プラバカー氏 Mac OS v10の基本的な設計思想はインターネットに完全対応するOSを作り上げる、ということです。インターネットという技術は、オープンソース、オープンスタンダードを内在化した存在ですよね。オープンだからこそ、強力な堅牢性は絶対に確保しなければなりませんでした。そう考えていくと、UNIXをベースとするのが必然的な選択だったのです。特に、TCP/IPが実装され、いちはやくインターネット対応技術の蓄積を積んだBSD系にこだわる必要がありました。しかし、アップルがUNIXベースのOSを開発するのであれば、革新的なアイデアを実現させなければなりません。過去20年間、UNIX開発者は、開発の生産性をいかに向上させるかに知恵を絞ってきたのですが、明確な回答は得られませんでした。そんな問題をアップルは、UNIXをポータブルな環境で軽快に走らせるという解で答えました。つまり、Mac OS v10は、UNIXに受け継がれるオープン性を取り入れながら、アップル独自の技術が組み込まれた革新的なOSであると断言できます。v10.2はさらなる強化版といえます。

――デスクトップ・コンピューティングに対するこだわりは相当なものですね。

プラバカー氏 UNIXサーバの開発者の多くは、ノートPCを活用しています。大規模な開発でも同じことです。UNIXの開発環境を小さなノートPCで行えるわけです。しかも異なるプラットフォーム間との互換性を可能にするツールも完備しています。問題は何もありませんし、むしろ開発者にとっては利点の方が多いでしょう。

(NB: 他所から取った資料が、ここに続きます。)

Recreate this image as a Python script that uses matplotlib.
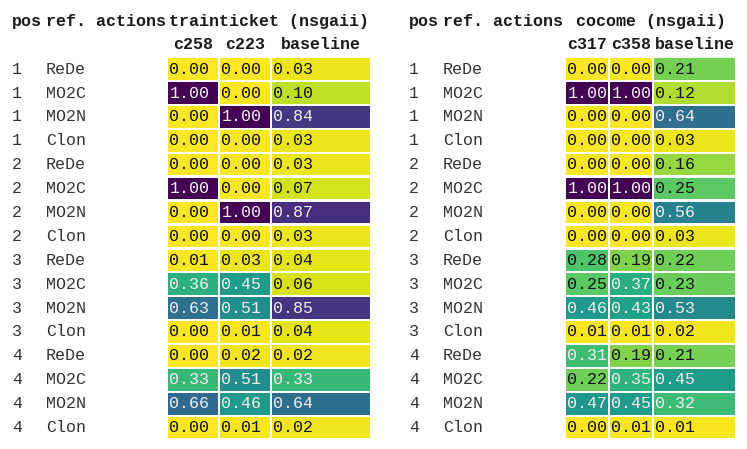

――なるほど。Java開発者にとって、Mac OS v10.2は完璧な環境に聞こえます。ですが、課題もあるのではないですか? 現時点で結構ですので、あなたが考えるMac OS v10.2の課題を教えてください。

プラバカー氏 ないですね。完璧です。と、言いたいところですが、われわれは現状に満足しているわけではありません。私が考える今後のMac OS v10.2の改良点をお話しましょう。

 1つ目は、異なるプラットフォームとのさらなるスムーズな連携機能の強化です。あくまで標準を順守しながら。標準技術は年々まったく新しいレベルで進化を続けています。Mac OSは常に標準技術に対応していかなくてはならないでしょう。また、古いプラットフォームから現行のMac OS環境への移行を支援するブリッジ技術にも磨きをかけていかなければなりません。

 2つ目は、デスクトップ環境の強化を挙げましょう。PCの歴史は浅く、向上の余地はまだまだあります。例えば「Rendezvous」という技術がありますが、これは業界標準のIPプロトコルを利用する新しいネットワークテクノロジで、コンピュータ、プリンタ、そのほかの周辺機器のネットワークを自動的に作成することが可能です。わざわざドライバソフトウェアなどを手動設定する必要は一切ありません。接続という観点からみれば今後のPCはさまざまな機器とのスムーズな連携が必要となってきます。このことは、開発のプロセスを現状よりもさらに効率よく、素早くする技術の開発にもつながってきます。開発者は仕事中、いったい何に時間を消費しているのでしょうか? 必ずしも時間をかけるべきではない作業に時間を取られている可能性は非常に大きい。コンパイル、エディット、デバッグ作業など効率的に行える余地があります。さらに、技術的なドキュメントの充実も課題です。新たな技術は続々と登場します。開発者が理解できるドキュメントを豊富に取りそろえておくことはとても重要です。

 3つ目は、オープンソース・コミュニティとのより密接なコミュニケーションの方法を模索することです。興味深いことに、Mac OS v10以降のユーザーにはオープンソース・ライターが非常に多いのです。